Fauzan menyebut bahwa panitia tender dengan sengaja mengubah klasifikasi KBLI (Klasifikasi Baku Lapangan Usaha Indonesia), sehingga mereka tidak memenuhi syarat untuk mengikuti proses tersebut. Padahal, nilai pekerjaan fireman berada di bawah Rp15 miliar, yang semestinya menjadi ruang bagi pelibatan pelaku usaha kecil dan lokal, sesuai dengan instruksi dari Menteri BUMN.
Tak hanya itu, proyek kerja sama operasi (KSO) antara Daya Patra dan CV. Reifan yang sebelumnya telah dikontrak, juga tidak dipanggil (call-off) hingga batas akhir pelaksanaan.

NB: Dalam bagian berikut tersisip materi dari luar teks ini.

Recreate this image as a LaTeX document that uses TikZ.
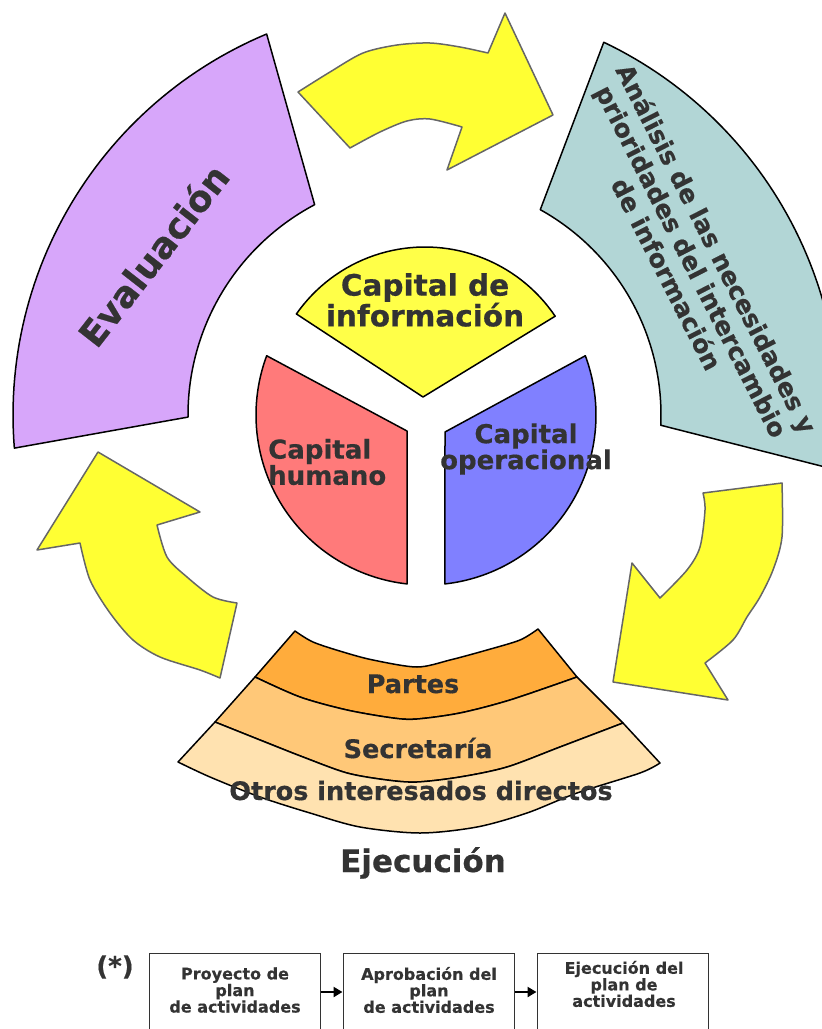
\documentclass[tikz,border=0pt]{standalone}
\usepackage{fontspec}
\setmainfont{DejaVu Sans}[BoldFeatures={FakeBold=0.5}]
\usetikzlibrary{arrows.meta}
\definecolor{evalc}{HTML}{D7A6FA}
\definecolor{tealc}{HTML}{B2D6D6}
\definecolor{arrowy}{HTML}{FFFF33}
\definecolor{infoy}{HTML}{FFFF48}
\definecolor{humc}{HTML}{FF7A7A}
\definecolor{opc}{HTML}{8080FF}
\definecolor{partc}{HTML}{FFAC3C}
\definecolor{secc}{HTML}{FFC878}
\definecolor{otrc}{HTML}{FFE2B0}
\definecolor{txt}{HTML}{333333}
\newcommand{\myfs}[2]{\fontsize{#1bp}{#2bp}\selectfont}
\tikzset{
  band/.style={draw=black, line width=1.5bp, line join=round},
  yarrow/.style={fill=arrowy, draw=black!60, line width=1.5bp, line join=round},
  lbl/.style={text=txt, font=\bfseries, inner sep=0pt},
  boxst/.style={draw=black!80, line width=1bp, minimum width=171bp, minimum height=78bp, inner sep=0pt},
  boxtxt/.style={text=txt, font=\bfseries\myfs{16}{14.5}, align=center, inner sep=0pt},
  flow/.style={line width=2.6bp, -{Triangle[length=9bp,width=10bp]}}
}
\begin{document}
\begin{tikzpicture}[x=1bp,y=-1bp]
\useasboundingbox (0,0) rectangle (822,1029);
\clip (0,0) rectangle (822,1029);

% Evaluacion band
\filldraw[band, fill=evalc]
  plot[domain=112.7:184.6, samples=60, variable=\t] ({426+413*cos(\t)},{415-413*sin(\t)})
  -- plot[domain=180.5:117.9, samples=60, variable=\t] ({426+238*cos(\t)},{415-238*sin(\t)}) -- cycle;

% Analisis band
\filldraw[band, fill=tealc]
  plot[domain=64.5:-7.6, samples=60, variable=\t] ({426+413*cos(\t)},{415-413*sin(\t)})
  -- plot[domain=-2.5:60.9, samples=60, variable=\t] ({426+235*cos(\t)},{415-235*sin(\t)}) -- cycle;

% Ejecucion layers
\filldraw[band, fill=partc]
  plot[smooth] coordinates {(295,631) (313,642) (343,652) (373,660) (417,667) (450,660) (487,650) (520,640) (538,629)}
  -- (577,677)
  -- plot[smooth] coordinates {(577,677) (510,700) (460,713) (417,719) (393,718) (347,710) (300,697) (255,677)} -- cycle;
\filldraw[band, fill=secc]
  plot[smooth] coordinates {(255,677) (300,697) (347,710) (393,718) (417,719) (460,713) (510,700) (577,677)}
  -- (623,723)
  -- plot[smooth] coordinates {(623,723) (560,747) (507,767) (460,777) (417,782) (387,780) (347,773) (303,757) (260,740) (215,722)} -- cycle;
\filldraw[band, fill=otrc]
  plot[smooth] coordinates {(215,722) (260,740) (303,757) (347,773) (387,780) (417,782) (460,777) (507,767) (560,747) (623,723)}
  -- (660,763)
  -- plot[smooth] coordinates {(660,763) (640,773) (577,793) (527,813) (477,827) (420,833) (360,827) (310,813) (260,797) (210,777) (178,762)} -- cycle;

% yellow arrows
\filldraw[yarrow]
  plot[smooth] coordinates {(298,92) (330,72) (363,53) (397,45) (430,43) (460,47) (488,53)}
  -- (505,13) -- (553,115) -- (447,170) -- (462,127)
  -- plot[smooth] coordinates {(462,127) (430,119) (407,121) (380,132) (350,148)} -- cycle;
\filldraw[yarrow]
  (703,493) -- (782,483)
  -- plot[smooth] coordinates {(782,483) (782,537) (773,570) (760,597) (747,617) (733,640) (705,663)}
  -- (728,700) -- (613,682) -- (632,563) -- (660,598)
  -- plot[smooth] coordinates {(660,598) (687,570) (700,547) (705,510) (703,493)} -- cycle;
\filldraw[yarrow]
  (237,603) -- (220,678)
  -- plot[smooth] coordinates {(220,678) (200,670) (160,657) (133,640) (110,613) (90,580) (80,543)}
  -- (37,550) -- (98,452) -- (200,512) -- (157,525)
  -- plot[smooth] coordinates {(157,525) (167,557) (187,577) (213,597) (237,603)} -- cycle;

% centre pieces
\filldraw[band, fill=infoy] (423,397)
  -- plot[domain=145:34, samples=50, variable=\t] ({425+157*cos(\t)},{404-157*sin(\t)}) -- cycle;
\filldraw[band, fill=humc] (407,431)
  -- plot[domain=159.6:263.6, samples=60, variable=\t] ({426+170*cos(\t)},{415-170*sin(\t)}) -- cycle;
\filldraw[band, fill=opc] (445,432)
  -- plot[domain=20.4:-83.6, samples=60, variable=\t] ({426+170*cos(\t)},{415-170*sin(\t)}) -- cycle;

% labels
\node[lbl, rotate=52, font=\bfseries\myfs{36}{40}] (eval) at (153,255) {Evaluación};
\node[lbl, rotate=-63, align=center, font=\bfseries\myfs{25}{28}] (anal) at (692,261)
  {Análisis de las necesidades y\\prioridades del intercambio\\de información};
\node[lbl, align=center, font=\bfseries\myfs{29.5}{29}] (cinfo) at (425,300) {Capital de\\información};
\node[lbl, align=left, anchor=west, font=\bfseries\myfs{26}{25}] (chum) at (268,462) {Capital\\humano};
\node[lbl, align=center, font=\bfseries\myfs{26}{26}] (cop) at (526,449) {Capital\\operacional};
\node[lbl, anchor=base, font=\bfseries\myfs{25.5}{28}] (partes) at (413,693) {Partes};
\node[lbl, anchor=base, font=\bfseries\myfs{25.5}{28}] (secr) at (418,758) {Secretaría};
\node[lbl, anchor=base, font=\bfseries\myfs{25.5}{28}] (otros) at (421,800) {Otros interesados directos};
\node[lbl, anchor=base, font=\bfseries\myfs{31}{34}] (ejec) at (423,872) {Ejecución};

% flow boxes
\node[lbl, font=\bfseries\myfs{26}{28}] (ast) at (115,967) {(*)};
\node[boxst] (b1) at (234.5,992) {};
\node[boxst] (b2) at (428.5,992) {};
\node[boxst] (b3) at (622.5,992) {};
\node[boxtxt] (t1) at (235,990) {Proyecto de\\plan\\de actividades};
\node[boxtxt] (t2) at (429,990) {Aprobación del\\plan\\de actividades};
\node[boxtxt] (t3) at (624,984) {Ejecución del\\plan de\\actividades};
\draw[flow] (b1.east) -- (b2.west);
\draw[flow] (b2.east) -- (b3.west);
\end{tikzpicture}
\end{document}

Kondisi ini dianggap sangat merugikan secara ekonomi dan menghambat pengembangan kapasitas usaha lokal. Bahkan, jaminan pelaksanaan senilai lebih dari Rp400 juta yang telah mereka keluarkan menjadi sia-sia.
Kekecewaan juga muncul terkait tender COO pipeline maintenance, di mana Daya Patra tidak dilibatkan meskipun memiliki pengalaman dalam proyek pengerjaan pipeline.
Pengalaman mereka ditolak dengan alasan tidak memiliki spesifikasi di bidang maintenance, sehingga kontrak pipeline yang pernah dikerjakan tak diakui sebagai referensi.
“Kalau dicek lebih jauh, proyek-proyek yang dikerjakan oleh kontraktor luar Bojonegoro jumlahnya sangat dominan. Sementara pengusaha lokal justru termarjinalkan. Ini membuktikan bahwa amanat Perda Nomor 23 Tahun 2011 tidak dijalankan dengan baik,” tegas perwakilan Daya Patra.
Hingga berita ini diturunkan, pihak Pertamina EP Cepu belum memberikan tanggapan secara resmi terkait aksi protes ini.